Every time I encounter one of those concentric ring knock outs on a panel or a large box, I end up butchering it. This is especially true if I’m trying to use the larger knockouts, like 1″ or 1 1/4″. I almost always end up bending the next larger ring as well.
Any advice on technique? Today I am going to try grinding the little attachment tabs on the appropriate ring with a dremel so that only the right ring will break out. Any better ideas?
Thanks,
cf
Replies
Greenlee, among others, makes knockout punches. Greenlee, in particular, is not cheap, but I picked up a set at an auction for a reasonable amount. The knockout punches are available in hydraulic as well as manual:
http://www.greenlee.textron.com/products/holemaking.html
http://www.protoolsdirect.com/mfg_dept.asp?dept_id=810&mf_id=42
http://www.e-sci.com/jensen/1/26/155/3073.html
Edited 3/22/2002 2:07:58 PM ET by CaseyR
Concentric knockouts are really not such a great idea. With punches and a plain steel box, you can put whatever hole you want wherever you want it. With concentric knockouts, if you run conduit to any but the largest hole, code requires you to use the special nut with the ground screw and a jumper on the inside of the box. Apparently grounding from ring to ring thru the concentric KO's isn't good enough.
-- J.S.
I don't pop out knockouts very often, but when I do I give it a sharp blow 90-degrees out from the attachment points. Meaning, halfway between the two attachment points, or 90-degress around the circumference from one of the attachment points. Usually, I place the tip of a screwdriver (all-pupose tool<g>) against the knockout and give the screwdriver handle a whack with the palm of my hand. This usually bends the knockout out of plane enough to grab it with pliers and bend it back-and-forth-and-back-and-forth until it lets go.

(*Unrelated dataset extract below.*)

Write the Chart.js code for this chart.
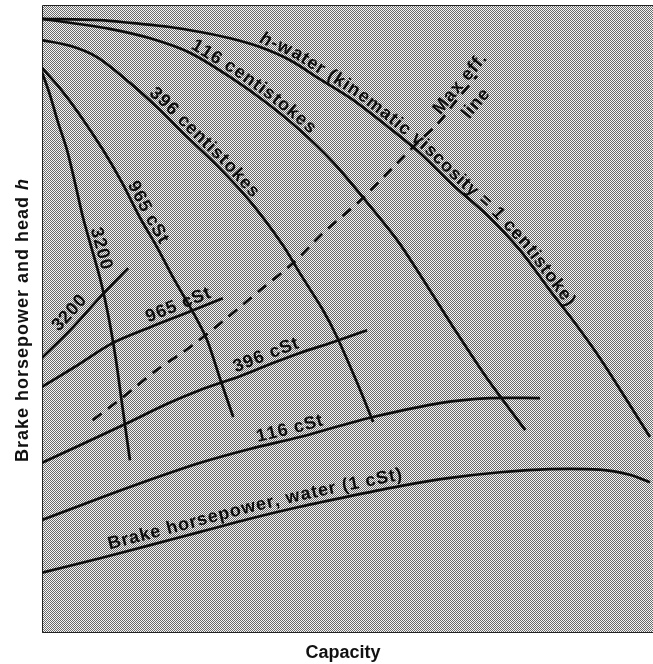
<!DOCTYPE html>
<html>
<head>
<meta charset="utf-8">
<script src="https://cdn.jsdelivr.net/npm/chart.js@4.4.1/dist/chart.umd.min.js"></script>
<style>
  html, body { margin: 0; padding: 0; background: #fff; }
  canvas { display: block; }
</style>
</head>
<body>
<canvas id="pump" width="653" height="664"></canvas>
<script>
// capacity (0-100) and head / bhp (0-100)

// head curves
var waterHeadX = [0, 9.5, 14.9, 20.9, 25.9, 30.8, 35.7, 40.6, 45.5, 50.9, 56.5, 61.9, 67.3, 72.8, 78.2, 83.1, 87.2, 91.3, 95.7, 99.5];
var waterHeadY = [97.8, 97.6, 97.1, 96.5, 95.7, 94.7, 93.3, 91.2, 88.2, 84.9, 80.7, 76.4, 71.3, 66.6, 61.0, 54.6, 49.4, 43.8, 37.1, 31.2];

var head116X = [0, 5.1, 11.1, 17.7, 24.2, 31.3, 36.8, 42.2, 47.6, 52.5, 58.1, 61.9, 67.3, 72.8, 79.1];
var head116Y = [97.8, 97.1, 96.2, 94.7, 92.4, 88.2, 84.4, 80.1, 75.0, 69.4, 62.6, 57.0, 48.7, 40.6, 32.3];

var head396X = [0, 4.6, 9.0, 14.4, 19.3, 23.1, 28.6, 34.0, 39.4, 42.2, 46.0, 48.3, 51.6, 54.2];
var head396Y = [94.4, 93.5, 91.7, 87.6, 83.3, 79.6, 74.5, 68.8, 61.8, 57.3, 51.4, 47.1, 39.8, 33.6];

var head965X = [0, 2.9, 6.2, 10.0, 13.1, 16.0, 18.8, 21.4, 24.7, 27.0, 29.1, 31.3];
var head965Y = [90.0, 86.8, 82.5, 76.9, 71.7, 66.2, 61.5, 56.7, 51.1, 46.7, 40.6, 34.4];

var head3200X = [0, 1.3, 2.6, 4.1, 5.4, 6.7, 8.2, 9.7, 11.0, 12.1, 12.9, 13.7, 14.4];
var head3200Y = [89.3, 85.7, 81.4, 76.9, 71.7, 66.2, 61.0, 55.7, 49.8, 43.5, 37.9, 32.3, 27.5];

// brake horsepower curves
var bhp3200X = [0, 4.6, 10.0, 14.1];
var bhp3200Y = [43.8, 48.2, 54.0, 58.1];

var bhp965X = [0, 5.4, 11.6, 17.7, 23.7, 29.6];
var bhp965Y = [39.2, 42.4, 46.2, 48.7, 51.0, 53.3];

var bhp396X = [0, 6.2, 13.9, 20.5, 25.9, 32.4, 37.3, 42.2, 47.6, 53.2];
var bhp396Y = [27.1, 29.9, 33.4, 36.5, 38.7, 40.9, 42.8, 44.6, 46.3, 48.2];

var bhp116X = [0, 9.5, 17.7, 25.9, 34.0, 42.2, 48.8, 54.2, 65.1, 73.3, 81.5];
var bhp116Y = [18.0, 21.5, 24.4, 27.1, 29.3, 31.2, 33.0, 34.4, 36.6, 37.4, 37.4];

var bhpWaterX = [0, 9.5, 17.7, 25.9, 34.0, 42.2, 50.4, 58.6, 66.8, 75.0, 83.1, 91.3, 96.2, 99.5];
var bhpWaterY = [9.6, 11.9, 14.0, 16.1, 18.2, 20.1, 21.8, 23.4, 24.7, 25.6, 26.1, 26.0, 25.2, 24.0];

// max efficiency line
var maxEffX = [8.3, 13.3, 18.8, 24.2, 30.3, 35.7, 41.1, 46.0, 52.0, 58.1, 61.9, 64.6, 67.9, 71.2];
var maxEffY = [33.9, 37.6, 41.9, 45.5, 50.2, 54.6, 58.9, 63.7, 68.8, 74.8, 78.5, 80.9, 84.9, 88.7];

var FONT = "'Liberation Sans', Arial, Helvetica, sans-serif";

function pts(xs, ys) {
    return xs.map(function (x, i) { return { x: x, y: ys[i] }; });
}

function curve(xs, ys, dashed) {
    return {
        data: pts(xs, ys),
        showLine: true,
        borderColor: '#0d0d0d',
        borderWidth: 2.7,
        borderDash: dashed ? [11, 8] : [],
        pointRadius: 0,
        tension: 0.3,
        fill: false
    };
}

var datasets = [
    curve(waterHeadX, waterHeadY),   // 0
    curve(head116X, head116Y),       // 1
    curve(head396X, head396Y),       // 2
    curve(head965X, head965Y),       // 3
    curve(head3200X, head3200Y),     // 4
    curve(bhp3200X, bhp3200Y),       // 5
    curve(bhp965X, bhp965Y),         // 6
    curve(bhp396X, bhp396Y),         // 7
    curve(bhp116X, bhp116Y),         // 8
    curve(bhpWaterX, bhpWaterY),     // 9
    curve(maxEffX, maxEffY, true)    // 10
];

// labels written along the curves: dataset, start capacity, offset (px, + = above)
var curveLabels = [
    { ds: 0, at: 35.2, off: 4, parts: [['h', 'italic bold'], ['-water (kinematic viscosity = 1 centistoke)', 'bold']] },
    { ds: 1, at: 23.9, off: 4, parts: [['116 centistokes', 'bold']] },
    { ds: 2, at: 17.0, off: 4, parts: [['396 centistokes', 'bold']] },
    { ds: 3, at: 13.4, off: 4, parts: [['965 cSt', 'bold']] },
    { ds: 4, at: 7.3, off: 4, parts: [['3200', 'bold']] },
    { ds: 5, at: 3.5, off: 7, parts: [['3200', 'bold']] },
    { ds: 6, at: 17.7, off: 5, parts: [['965 cSt', 'bold']] },
    { ds: 7, at: 32.0, off: 5, parts: [['396 cSt', 'bold']] },
    { ds: 8, at: 35.5, off: 5, parts: [['116 cSt', 'bold']] },
    { ds: 9, at: 11.3, off: 6, parts: [['Brake horsepower, water (1 cSt)', 'bold']] },
    { ds: 10, at: 65.6, off: 3, parts: [['Max eff.', 'bold']] },
    { ds: 10, at: 67.1, off: -22, parts: [['line', 'bold']] }
];

function pathWalker(p) {
    var cum = [0];
    for (var i = 1; i < p.length; i++) {
        cum.push(cum[i - 1] + Math.hypot(p[i].x - p[i - 1].x, p[i].y - p[i - 1].y));
    }
    function seg(i, s) {
        var L = cum[i + 1] - cum[i] || 1;
        var f = (s - cum[i]) / L;
        return { x: p[i].x + (p[i + 1].x - p[i].x) * f, y: p[i].y + (p[i + 1].y - p[i].y) * f };
    }
    return {
        at: function (s) {
            if (s <= 0) return seg(0, s);
            for (var i = 0; i < p.length - 1; i++) {
                if (s <= cum[i + 1]) return seg(i, s);
            }
            return seg(p.length - 2, s);
        },
        sAtX: function (x) {
            for (var i = 0; i < p.length - 1; i++) {
                if (x <= p[i + 1].x) {
                    var f = (x - p[i].x) / (p[i + 1].x - p[i].x);
                    return cum[i] + f * (cum[i + 1] - cum[i]);
                }
            }
            return cum[cum.length - 1];
        }
    };
}

var textOnCurves = {
    id: 'textOnCurves',
    afterDatasetsDraw: function (chart) {
        var ctx = chart.ctx;
        ctx.save();
        ctx.fillStyle = '#0d0d0d';
        ctx.textAlign = 'center';
        ctx.textBaseline = 'alphabetic';
        curveLabels.forEach(function (l) {
            var meta = chart.getDatasetMeta(l.ds);
            var w = pathWalker(meta.data.map(function (e) { return { x: e.x, y: e.y }; }));
            var s = w.sAtX(chart.scales.x.getPixelForValue(l.at));
            l.parts.forEach(function (part) {
                ctx.font = part[1] + ' 18px ' + FONT;
                part[0].split('').forEach(function (ch) {
                    var cw = ctx.measureText(ch).width;
                    var mid = s + cw / 2;
                    var a = w.at(mid - 4), b = w.at(mid + 4), c = w.at(mid);
                    var ang = Math.atan2(b.y - a.y, b.x - a.x);
                    var nx = Math.sin(ang), ny = -Math.cos(ang);
                    ctx.save();
                    ctx.translate(c.x + nx * l.off, c.y + ny * l.off);
                    ctx.rotate(ang);
                    ctx.fillText(ch, 0, 0);
                    ctx.restore();
                    s += cw + 0.9;
                });
            });
        });
        ctx.restore();
    }
};

var stipple = {
    id: 'stipple',
    beforeDraw: function (chart) {
        var ctx = chart.ctx, a = chart.chartArea;
        var pc = document.createElement('canvas');
        pc.width = 2; pc.height = 2;
        var p = pc.getContext('2d');
        p.fillStyle = '#f6f6f6'; p.fillRect(0, 0, 2, 2);
        p.fillStyle = '#6a6a6a'; p.fillRect(0, 0, 1, 1); p.fillRect(1, 1, 1, 1);
        ctx.save();
        ctx.fillStyle = ctx.createPattern(pc, 'repeat');
        ctx.fillRect(a.left, a.top, a.right - a.left, a.bottom - a.top);
        ctx.strokeStyle = '#222';
        ctx.lineWidth = 1;
        ctx.beginPath();
        ctx.moveTo(a.right, a.top + 0.5); ctx.lineTo(a.left + 0.5, a.top + 0.5);
        ctx.lineTo(a.left + 0.5, a.bottom - 0.5); ctx.lineTo(a.right, a.bottom - 0.5);
        ctx.stroke();
        ctx.restore();
    },
    afterDraw: function (chart) {
        var ctx = chart.ctx;
        ctx.save();
        ctx.fillStyle = '#111';
        ctx.textBaseline = 'alphabetic';
        ctx.font = 'bold 18px ' + FONT;
        ctx.textAlign = 'center';
        ctx.fillText('Capacity', 343, 658);

        // y title, with italic h
        var t1 = 'Brake horsepower and head ', t2 = 'h';
        ctx.letterSpacing = '1px';
        ctx.font = 'bold 18px ' + FONT;
        var w1 = ctx.measureText(t1).width;
        ctx.font = 'italic bold 18px ' + FONT;
        var w2 = ctx.measureText(t2).width;
        ctx.translate(28, 320);
        ctx.rotate(-Math.PI / 2);
        ctx.textAlign = 'left';
        ctx.font = 'bold 18px ' + FONT;
        ctx.fillText(t1, -(w1 + w2) / 2, 0);
        ctx.font = 'italic bold 18px ' + FONT;
        ctx.fillText(t2, -(w1 + w2) / 2 + w1, 0);
        ctx.restore();
    }
};

var pumpChart = new Chart(document.getElementById('pump'), {
    type: 'scatter',
    data: { datasets: datasets },
    options: {
        responsive: false,
        animation: false,
        devicePixelRatio: 1,
        layout: { padding: { left: 42, top: 5, right: 0, bottom: 31 } },
        scales: {
            x: { type: 'linear', min: 0, max: 100, display: false },
            y: { type: 'linear', min: 0, max: 100, display: false }
        },
        plugins: {
            legend: { display: false },
            tooltip: { enabled: false }
        }
    },
    plugins: [stipple, textOnCurves]
});
</script>
</body>
</html>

For any wondering I had to go with a new handle. 4Lorn was "taken" . I looked up my old user and password and tried it 3 times. No joy. System glitch I think. Hmmm.
On the topic. How to take a KO out w/o damaging the larger ones.
A large beater screwdriver used as a chisel and then prybar and following up with linemen's pliers. The pliers, Kleins (an electricians hammer), are used to pound the screwdriver at an angle attacking the metal at the point that one KO is joined with another. A half dozen quick, sharp blows cuts the tab and allows a whack with the Kleins , or a pry with the driver, to pivot all the smaller KOs for a quick grab and twist with the pliers. With a little luck a KO stack can be removed without greatly altering the ones to remain in about 10 seconds.
Smaller KOs are often upended for the easy grab with a forcefull jab of a beater driver or Kleins. Depends on which tool is at hand.
If you damage the larger concentric KOs placing a set of large OD reducing washers with the proper ID on either side of the box will reinforce the connection to the conduit. In cases where the conduit will likely be strained I frequently add a set of these reducing washers even if the remaining KOs are still well attached.
Better quality panel and boxes usually have the more durable, and ironically sometimes easier, KOs to work with. Some cheaper boxes are pressed to look like KOs but are not sheared through the sheetmetal . You can sometimes beat these to the point of caving in the side of the panel without poping the KO.
Thanks guys -
Too bad about your handle 4lorn(1). I had to re-register too (did all of us?) But no one is likely to take mine.
My boxes are of the "beat them to the point of caving in the side of the panel" variety. It's a 8x8x4 junction box from the orange box (where else), I forget the manufacturer. The 1/2 and 3/4 knockouts work fine, but the 1" and 1 1/4" knockouts are attached too well. FYI - a dremel makes all of the difference, but it takes a little time.
To add insult to injury, the KO's are also just a little too big, so the fittings kind of squeeze through. I'll pick up washers next time I'm out to neaten things up.
Can someone tell me the technical name of the parts I am supposed to use to "jump" the ground across the concentric knockouts? I'll pick those up when I'm out as well.
Thanks again,
cf
I think the item you are looking for is called a "grounding bushing" but since I don't work for Home Depot, I can't say for sure.
Knock out the smallest knock out first and work upwards. On some a/c heating units I had to install the supposed knock-outs were so stubborn, I just used my punch set. This gets expensive which is why electricians charge so much [tools]. A complete set for half inch costs about $30. For 3/4" and larger you need a special drive bolt with bearing [about $20 plus a punch and die which are about $20. Each. And that's for one size and the larger sizes cost more. The drive bolt [3/4"] requires a 3/4" hole which you can do with the 1/2" punch or a UniBit [step-drill] [$40].
Hole saws are a cheaper option but you need the bi-metal kind plus mandrel.